Her final departure from this world is recorded in a beautiful account of the event by a Persian biographer. He says that during her last moments, many of her followers surrounded her, but she bade them to leave, asking them to make way for the arrival of Allah’s messengers. When they had left her presence, they heard her voice making the profession of faith "La illaha ilallah", and then a voice saying "O’ soul at rest, return to thy Lord, satisfied with Him, giving satisfaction to Him. So enter among My servants and enter into My paradise." [Al-Quran].

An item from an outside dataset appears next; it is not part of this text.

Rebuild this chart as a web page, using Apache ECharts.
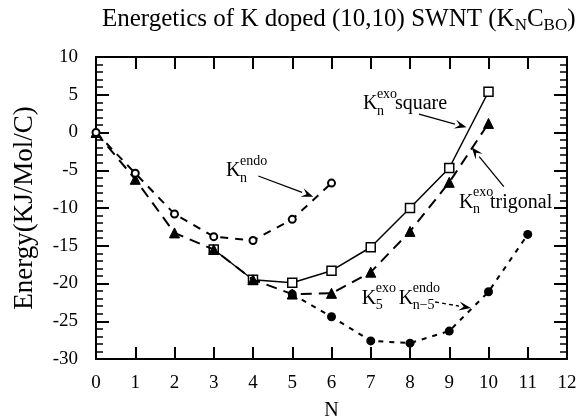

About seven years before she died, she traveled to Jerusalem with a woman companion and attendant .There she bought a small house with some land surrounding it, on top of the Holy Mt. Olives [Tur]. There she lived, and from there she used to walk down everyday, to Al-Aqsa mosque where she prayed and gave teachings to the people. Both men and women comprised her following, who would come in droves to listen to her. She was accepted as a master of the path, by both men and women, as it was Allah Who had moved her in this way to be a means of manifesting Himself to the people who sought Him through her. After praying she would walk back up to the mountain. This she did every day till she died in the year 185 A.H / 801 C.E. After her death, her followers built a tomb for her, which still exists near the Christian Church of Ascension on top of the Mt of Olives. It is visited by those who remember this lady saint, and thank Allah for the blessing which He granted through her life……the example of a holy soul filled with Huu.

Through her journey of life she traversed all the stages of The Way, starting from "Tawba" Penitence, the first of the many, and finally reached the true gnosis and Beautific Vision, the ultimate achievement. To conclude, she was a saint par excellence, burning with the love of the Real to such a degree that the world of illusion was reduced to cinders around her.